— Begin RECORDED DATA —

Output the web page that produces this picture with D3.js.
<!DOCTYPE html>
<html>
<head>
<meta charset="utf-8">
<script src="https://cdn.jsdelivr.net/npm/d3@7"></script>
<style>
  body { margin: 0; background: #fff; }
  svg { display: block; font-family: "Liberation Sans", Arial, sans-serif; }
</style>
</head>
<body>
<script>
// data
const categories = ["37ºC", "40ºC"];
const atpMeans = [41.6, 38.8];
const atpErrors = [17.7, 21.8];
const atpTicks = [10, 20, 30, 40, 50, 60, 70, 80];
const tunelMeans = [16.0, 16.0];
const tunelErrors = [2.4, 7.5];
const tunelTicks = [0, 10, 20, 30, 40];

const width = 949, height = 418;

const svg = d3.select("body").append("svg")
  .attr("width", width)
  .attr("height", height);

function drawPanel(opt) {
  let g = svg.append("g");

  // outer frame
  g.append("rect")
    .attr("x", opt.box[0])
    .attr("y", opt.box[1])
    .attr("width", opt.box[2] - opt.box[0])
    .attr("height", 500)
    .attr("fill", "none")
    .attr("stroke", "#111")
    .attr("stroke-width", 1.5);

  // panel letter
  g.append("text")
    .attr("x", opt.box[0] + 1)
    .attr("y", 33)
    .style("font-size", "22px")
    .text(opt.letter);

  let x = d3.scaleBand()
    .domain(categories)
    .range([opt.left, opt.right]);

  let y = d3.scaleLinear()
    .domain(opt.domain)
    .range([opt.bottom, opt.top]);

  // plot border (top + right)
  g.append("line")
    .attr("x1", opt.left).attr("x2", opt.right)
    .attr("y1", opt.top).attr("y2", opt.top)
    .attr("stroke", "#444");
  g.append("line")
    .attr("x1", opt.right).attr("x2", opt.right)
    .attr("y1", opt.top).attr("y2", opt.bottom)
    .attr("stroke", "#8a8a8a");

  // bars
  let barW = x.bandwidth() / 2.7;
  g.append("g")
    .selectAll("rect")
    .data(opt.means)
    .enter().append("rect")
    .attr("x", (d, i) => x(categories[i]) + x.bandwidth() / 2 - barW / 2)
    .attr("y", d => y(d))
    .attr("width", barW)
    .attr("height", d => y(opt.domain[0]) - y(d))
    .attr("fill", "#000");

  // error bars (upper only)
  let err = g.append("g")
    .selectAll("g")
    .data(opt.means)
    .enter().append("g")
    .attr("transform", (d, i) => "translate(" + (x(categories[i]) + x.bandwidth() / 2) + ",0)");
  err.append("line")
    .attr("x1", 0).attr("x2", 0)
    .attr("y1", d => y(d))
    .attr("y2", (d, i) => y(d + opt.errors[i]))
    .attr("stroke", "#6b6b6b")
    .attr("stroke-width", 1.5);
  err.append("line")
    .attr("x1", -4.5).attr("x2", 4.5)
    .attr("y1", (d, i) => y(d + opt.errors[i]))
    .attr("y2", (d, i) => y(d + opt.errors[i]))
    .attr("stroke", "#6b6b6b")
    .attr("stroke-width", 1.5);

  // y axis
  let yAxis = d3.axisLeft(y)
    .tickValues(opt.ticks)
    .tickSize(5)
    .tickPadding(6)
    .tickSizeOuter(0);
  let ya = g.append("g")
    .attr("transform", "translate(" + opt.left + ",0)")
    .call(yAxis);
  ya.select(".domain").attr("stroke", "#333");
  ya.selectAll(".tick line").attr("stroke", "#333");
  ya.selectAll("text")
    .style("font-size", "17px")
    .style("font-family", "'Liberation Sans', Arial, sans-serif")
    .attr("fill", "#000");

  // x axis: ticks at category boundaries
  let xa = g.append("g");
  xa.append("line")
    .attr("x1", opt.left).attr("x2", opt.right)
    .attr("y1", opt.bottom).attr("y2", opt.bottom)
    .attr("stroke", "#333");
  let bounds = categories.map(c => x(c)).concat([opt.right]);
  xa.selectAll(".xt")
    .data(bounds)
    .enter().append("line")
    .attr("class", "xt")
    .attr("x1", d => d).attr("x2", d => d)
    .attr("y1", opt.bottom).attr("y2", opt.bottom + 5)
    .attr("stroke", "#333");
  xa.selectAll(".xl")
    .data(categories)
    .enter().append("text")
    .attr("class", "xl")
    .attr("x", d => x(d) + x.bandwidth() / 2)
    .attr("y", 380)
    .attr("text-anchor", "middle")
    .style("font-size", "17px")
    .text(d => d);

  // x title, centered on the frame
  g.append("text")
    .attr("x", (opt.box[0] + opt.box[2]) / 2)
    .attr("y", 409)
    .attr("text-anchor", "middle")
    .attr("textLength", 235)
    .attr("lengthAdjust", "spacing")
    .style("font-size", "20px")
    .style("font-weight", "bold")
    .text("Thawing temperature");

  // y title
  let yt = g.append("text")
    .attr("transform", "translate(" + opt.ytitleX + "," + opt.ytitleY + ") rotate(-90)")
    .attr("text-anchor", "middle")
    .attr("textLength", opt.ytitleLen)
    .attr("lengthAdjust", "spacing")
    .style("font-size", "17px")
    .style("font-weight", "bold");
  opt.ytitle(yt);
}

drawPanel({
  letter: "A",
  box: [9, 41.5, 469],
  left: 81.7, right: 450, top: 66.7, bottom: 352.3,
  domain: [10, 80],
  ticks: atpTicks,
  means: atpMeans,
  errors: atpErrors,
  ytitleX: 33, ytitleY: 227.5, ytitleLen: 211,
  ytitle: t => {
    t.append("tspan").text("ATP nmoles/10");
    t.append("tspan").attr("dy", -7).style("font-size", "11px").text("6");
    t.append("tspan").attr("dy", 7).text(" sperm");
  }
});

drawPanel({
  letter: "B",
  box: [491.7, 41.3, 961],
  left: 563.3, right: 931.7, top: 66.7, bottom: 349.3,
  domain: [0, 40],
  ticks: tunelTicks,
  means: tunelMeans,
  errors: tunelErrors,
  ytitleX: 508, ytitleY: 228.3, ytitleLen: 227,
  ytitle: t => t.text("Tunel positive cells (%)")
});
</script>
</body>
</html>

— End RECORDED DATA —
— Begin RECORDED DATA —

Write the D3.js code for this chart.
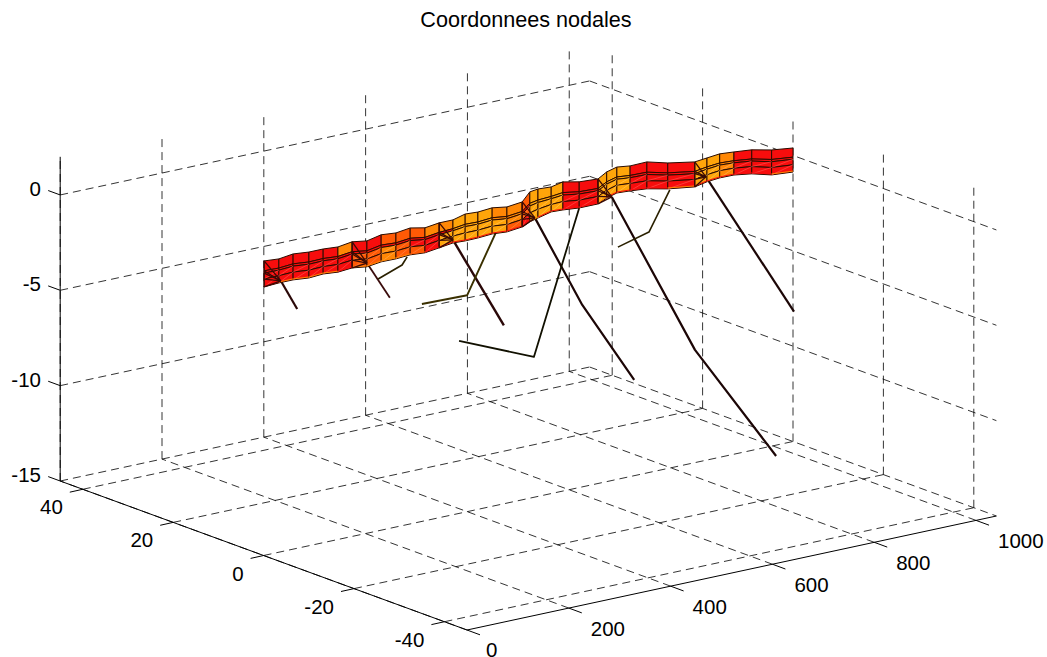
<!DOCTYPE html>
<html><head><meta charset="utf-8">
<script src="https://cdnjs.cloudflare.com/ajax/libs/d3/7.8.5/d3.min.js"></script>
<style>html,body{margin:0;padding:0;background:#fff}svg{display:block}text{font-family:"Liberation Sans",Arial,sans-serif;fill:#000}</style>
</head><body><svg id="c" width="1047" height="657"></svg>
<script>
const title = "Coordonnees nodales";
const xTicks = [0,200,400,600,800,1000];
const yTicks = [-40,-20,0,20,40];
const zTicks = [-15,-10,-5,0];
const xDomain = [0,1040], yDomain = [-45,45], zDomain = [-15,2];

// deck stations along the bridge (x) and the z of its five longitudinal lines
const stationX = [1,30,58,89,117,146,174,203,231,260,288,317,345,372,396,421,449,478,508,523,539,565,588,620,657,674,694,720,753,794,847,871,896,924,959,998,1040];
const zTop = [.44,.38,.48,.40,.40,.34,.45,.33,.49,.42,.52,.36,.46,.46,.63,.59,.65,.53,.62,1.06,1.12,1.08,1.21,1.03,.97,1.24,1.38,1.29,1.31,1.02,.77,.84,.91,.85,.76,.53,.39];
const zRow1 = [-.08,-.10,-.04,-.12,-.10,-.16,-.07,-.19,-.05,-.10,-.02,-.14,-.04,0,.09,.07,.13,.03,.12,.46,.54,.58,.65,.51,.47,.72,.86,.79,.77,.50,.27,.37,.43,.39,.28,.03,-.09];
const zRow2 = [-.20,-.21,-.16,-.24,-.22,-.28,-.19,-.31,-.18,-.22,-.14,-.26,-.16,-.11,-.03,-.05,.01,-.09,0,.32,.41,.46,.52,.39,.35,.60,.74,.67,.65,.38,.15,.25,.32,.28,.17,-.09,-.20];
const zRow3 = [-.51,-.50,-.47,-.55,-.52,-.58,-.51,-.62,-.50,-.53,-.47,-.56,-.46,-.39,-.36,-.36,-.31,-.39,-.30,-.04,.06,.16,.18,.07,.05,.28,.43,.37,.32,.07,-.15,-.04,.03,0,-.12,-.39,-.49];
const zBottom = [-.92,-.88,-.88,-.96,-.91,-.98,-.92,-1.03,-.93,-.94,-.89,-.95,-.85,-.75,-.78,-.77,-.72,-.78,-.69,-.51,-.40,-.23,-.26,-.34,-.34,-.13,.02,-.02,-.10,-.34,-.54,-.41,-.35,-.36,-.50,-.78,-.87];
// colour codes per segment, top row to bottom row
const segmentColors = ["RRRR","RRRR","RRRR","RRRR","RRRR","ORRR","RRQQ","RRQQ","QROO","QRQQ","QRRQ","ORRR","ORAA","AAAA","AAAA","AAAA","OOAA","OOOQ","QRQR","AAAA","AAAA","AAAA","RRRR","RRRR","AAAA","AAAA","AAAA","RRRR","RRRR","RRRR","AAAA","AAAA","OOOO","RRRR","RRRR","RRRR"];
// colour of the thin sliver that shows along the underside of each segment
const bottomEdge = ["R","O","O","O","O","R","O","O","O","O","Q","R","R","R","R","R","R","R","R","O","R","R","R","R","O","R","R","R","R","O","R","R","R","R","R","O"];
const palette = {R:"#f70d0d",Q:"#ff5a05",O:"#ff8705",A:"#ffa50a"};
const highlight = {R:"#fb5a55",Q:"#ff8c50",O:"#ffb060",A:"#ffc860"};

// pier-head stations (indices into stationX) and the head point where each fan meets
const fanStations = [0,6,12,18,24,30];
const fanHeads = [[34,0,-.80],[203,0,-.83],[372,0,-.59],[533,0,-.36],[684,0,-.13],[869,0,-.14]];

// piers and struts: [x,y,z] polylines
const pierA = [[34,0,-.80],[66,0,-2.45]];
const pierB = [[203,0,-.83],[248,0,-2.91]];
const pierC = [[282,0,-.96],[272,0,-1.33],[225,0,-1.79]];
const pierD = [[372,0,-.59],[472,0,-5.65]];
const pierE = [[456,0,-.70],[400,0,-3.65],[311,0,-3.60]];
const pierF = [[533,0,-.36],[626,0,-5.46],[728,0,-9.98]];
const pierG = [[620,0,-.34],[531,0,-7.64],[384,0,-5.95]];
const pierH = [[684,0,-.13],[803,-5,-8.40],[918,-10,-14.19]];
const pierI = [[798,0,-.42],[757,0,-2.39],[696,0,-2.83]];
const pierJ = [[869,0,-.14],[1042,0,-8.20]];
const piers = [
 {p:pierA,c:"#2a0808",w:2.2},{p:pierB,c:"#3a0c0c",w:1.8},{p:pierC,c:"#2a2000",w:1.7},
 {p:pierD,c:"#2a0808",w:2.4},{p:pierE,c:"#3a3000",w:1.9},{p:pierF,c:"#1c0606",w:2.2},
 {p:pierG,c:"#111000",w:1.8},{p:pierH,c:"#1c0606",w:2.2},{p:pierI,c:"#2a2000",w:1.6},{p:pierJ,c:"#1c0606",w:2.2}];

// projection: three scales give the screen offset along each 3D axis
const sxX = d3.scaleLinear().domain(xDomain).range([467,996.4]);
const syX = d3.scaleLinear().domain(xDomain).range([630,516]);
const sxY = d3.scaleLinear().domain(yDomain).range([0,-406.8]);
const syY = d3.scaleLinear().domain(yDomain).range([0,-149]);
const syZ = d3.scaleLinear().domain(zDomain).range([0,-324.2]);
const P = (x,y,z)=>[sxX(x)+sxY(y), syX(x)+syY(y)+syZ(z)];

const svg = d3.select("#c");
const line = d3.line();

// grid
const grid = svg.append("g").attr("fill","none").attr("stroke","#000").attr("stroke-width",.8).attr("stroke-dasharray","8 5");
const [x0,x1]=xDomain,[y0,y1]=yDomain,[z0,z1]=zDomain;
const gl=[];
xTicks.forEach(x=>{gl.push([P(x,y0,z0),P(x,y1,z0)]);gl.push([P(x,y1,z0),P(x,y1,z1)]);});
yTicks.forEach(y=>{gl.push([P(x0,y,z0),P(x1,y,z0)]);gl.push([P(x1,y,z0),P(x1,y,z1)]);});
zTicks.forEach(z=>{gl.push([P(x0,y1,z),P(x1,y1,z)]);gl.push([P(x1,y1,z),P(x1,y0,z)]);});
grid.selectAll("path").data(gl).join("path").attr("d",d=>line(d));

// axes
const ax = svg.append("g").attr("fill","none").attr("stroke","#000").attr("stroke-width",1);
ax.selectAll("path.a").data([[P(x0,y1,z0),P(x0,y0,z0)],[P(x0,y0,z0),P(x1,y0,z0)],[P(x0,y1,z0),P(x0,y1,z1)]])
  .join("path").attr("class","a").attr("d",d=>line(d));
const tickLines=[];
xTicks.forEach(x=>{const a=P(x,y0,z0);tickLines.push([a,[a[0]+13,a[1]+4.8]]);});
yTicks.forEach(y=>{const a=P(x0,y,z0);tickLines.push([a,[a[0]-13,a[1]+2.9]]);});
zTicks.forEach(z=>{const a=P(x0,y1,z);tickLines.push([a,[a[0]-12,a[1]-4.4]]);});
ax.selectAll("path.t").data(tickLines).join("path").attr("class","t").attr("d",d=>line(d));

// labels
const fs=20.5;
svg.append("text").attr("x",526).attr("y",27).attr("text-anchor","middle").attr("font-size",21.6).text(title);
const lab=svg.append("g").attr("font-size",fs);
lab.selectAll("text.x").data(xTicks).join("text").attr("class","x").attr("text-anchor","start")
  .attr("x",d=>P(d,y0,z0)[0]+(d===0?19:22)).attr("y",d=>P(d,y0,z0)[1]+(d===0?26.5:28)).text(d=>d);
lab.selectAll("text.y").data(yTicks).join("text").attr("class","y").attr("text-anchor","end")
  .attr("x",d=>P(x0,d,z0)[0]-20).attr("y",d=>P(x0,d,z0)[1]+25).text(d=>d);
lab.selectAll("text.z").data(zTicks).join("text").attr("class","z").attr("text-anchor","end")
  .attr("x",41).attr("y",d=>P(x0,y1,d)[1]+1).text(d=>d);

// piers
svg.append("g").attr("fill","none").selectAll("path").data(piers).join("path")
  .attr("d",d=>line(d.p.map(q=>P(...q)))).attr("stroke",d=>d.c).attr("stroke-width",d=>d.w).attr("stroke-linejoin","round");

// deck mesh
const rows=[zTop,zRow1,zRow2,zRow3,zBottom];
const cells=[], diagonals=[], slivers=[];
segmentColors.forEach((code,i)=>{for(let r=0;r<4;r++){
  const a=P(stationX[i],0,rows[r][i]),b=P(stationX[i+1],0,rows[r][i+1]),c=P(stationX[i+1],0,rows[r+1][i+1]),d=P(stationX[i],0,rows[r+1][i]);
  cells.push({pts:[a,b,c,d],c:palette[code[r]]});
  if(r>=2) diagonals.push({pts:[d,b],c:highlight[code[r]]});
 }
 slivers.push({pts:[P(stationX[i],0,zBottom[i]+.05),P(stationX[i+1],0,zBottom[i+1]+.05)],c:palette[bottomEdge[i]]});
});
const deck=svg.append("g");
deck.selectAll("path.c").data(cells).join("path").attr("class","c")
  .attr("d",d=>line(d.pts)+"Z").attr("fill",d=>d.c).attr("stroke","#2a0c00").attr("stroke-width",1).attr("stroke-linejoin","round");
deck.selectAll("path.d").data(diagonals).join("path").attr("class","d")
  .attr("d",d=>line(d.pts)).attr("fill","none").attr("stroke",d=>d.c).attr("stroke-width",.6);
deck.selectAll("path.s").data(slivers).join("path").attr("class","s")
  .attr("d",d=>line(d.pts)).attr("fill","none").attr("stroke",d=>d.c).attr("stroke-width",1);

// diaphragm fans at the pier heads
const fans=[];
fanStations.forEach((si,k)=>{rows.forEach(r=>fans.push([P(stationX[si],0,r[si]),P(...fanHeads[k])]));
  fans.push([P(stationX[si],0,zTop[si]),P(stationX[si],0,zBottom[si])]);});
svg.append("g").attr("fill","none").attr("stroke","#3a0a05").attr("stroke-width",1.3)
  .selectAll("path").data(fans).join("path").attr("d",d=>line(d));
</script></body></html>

— End RECORDED DATA —
— Begin RECORDED DATA —

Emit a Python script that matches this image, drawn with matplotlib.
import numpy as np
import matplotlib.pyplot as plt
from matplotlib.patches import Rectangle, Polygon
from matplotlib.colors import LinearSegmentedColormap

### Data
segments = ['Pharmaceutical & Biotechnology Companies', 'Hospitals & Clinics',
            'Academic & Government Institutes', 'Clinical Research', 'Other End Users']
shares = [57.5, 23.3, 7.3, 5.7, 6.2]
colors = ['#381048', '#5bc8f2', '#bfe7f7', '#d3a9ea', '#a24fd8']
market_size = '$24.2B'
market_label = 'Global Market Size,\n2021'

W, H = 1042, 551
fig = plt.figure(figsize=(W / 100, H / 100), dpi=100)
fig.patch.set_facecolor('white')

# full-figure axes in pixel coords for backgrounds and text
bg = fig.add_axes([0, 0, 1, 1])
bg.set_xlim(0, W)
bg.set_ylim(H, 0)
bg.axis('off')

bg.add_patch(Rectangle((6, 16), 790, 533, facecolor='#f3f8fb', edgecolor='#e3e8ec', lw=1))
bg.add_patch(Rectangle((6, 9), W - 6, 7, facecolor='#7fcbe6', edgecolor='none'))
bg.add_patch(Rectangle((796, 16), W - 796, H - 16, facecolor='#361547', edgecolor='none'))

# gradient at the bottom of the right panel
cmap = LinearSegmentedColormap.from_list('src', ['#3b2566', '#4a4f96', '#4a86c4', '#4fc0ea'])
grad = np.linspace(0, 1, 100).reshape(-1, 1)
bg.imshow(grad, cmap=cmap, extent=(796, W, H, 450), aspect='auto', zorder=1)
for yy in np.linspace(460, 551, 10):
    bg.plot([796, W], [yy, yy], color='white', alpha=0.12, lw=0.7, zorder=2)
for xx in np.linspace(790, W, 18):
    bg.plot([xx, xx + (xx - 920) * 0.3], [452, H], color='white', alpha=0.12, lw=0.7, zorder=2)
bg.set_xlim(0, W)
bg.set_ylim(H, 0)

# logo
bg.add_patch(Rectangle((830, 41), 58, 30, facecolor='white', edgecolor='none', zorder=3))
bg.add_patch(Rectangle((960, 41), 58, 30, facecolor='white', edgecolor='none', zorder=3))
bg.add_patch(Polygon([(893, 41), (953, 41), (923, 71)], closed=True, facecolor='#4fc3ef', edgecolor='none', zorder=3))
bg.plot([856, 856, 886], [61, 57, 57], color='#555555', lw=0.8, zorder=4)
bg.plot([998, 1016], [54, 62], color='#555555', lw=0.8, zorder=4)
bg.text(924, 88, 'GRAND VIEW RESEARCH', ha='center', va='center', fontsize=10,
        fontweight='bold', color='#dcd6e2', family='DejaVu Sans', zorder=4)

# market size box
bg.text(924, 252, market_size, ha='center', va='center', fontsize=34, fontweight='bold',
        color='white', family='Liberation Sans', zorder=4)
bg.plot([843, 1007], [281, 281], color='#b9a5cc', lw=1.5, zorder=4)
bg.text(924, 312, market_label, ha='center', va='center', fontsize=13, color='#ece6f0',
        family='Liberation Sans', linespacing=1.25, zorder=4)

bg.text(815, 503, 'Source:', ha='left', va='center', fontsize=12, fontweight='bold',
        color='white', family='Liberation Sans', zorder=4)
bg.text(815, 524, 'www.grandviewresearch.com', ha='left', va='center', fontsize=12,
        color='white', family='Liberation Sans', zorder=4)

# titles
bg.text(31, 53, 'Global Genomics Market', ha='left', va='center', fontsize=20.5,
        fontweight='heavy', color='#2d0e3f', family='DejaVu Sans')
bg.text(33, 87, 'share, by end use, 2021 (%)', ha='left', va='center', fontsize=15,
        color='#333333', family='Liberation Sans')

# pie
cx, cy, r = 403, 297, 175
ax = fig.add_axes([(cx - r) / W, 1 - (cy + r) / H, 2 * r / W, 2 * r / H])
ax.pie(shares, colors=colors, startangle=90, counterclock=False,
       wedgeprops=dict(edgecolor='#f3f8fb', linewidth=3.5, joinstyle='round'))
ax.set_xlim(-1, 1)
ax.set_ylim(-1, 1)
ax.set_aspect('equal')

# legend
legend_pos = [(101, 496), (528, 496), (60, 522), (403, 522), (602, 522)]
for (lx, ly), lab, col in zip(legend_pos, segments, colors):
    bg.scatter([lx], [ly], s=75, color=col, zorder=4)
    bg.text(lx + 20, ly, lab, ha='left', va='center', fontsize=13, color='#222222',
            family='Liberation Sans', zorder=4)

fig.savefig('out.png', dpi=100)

— End RECORDED DATA —

AIM. Print only the run of lines that begins with the line containing "Output the web" and ends with the line containing "const tunelTicks = [0, 10, 20, 30, 40];", both included, exactly as they read.

ANSWER BELOW.
Output the web page that produces this picture with D3.js.
<!DOCTYPE html>
<html>
<head>
<meta charset="utf-8">
<script src="https://cdn.jsdelivr.net/npm/d3@7"></script>
<style>
  body { margin: 0; background: #fff; }
  svg { display: block; font-family: "Liberation Sans", Arial, sans-serif; }
</style>
</head>
<body>
<script>
// data
const categories = ["37ºC", "40ºC"];
const atpMeans = [41.6, 38.8];
const atpErrors = [17.7, 21.8];
const atpTicks = [10, 20, 30, 40, 50, 60, 70, 80];
const tunelMeans = [16.0, 16.0];
const tunelErrors = [2.4, 7.5];
const tunelTicks = [0, 10, 20, 30, 40];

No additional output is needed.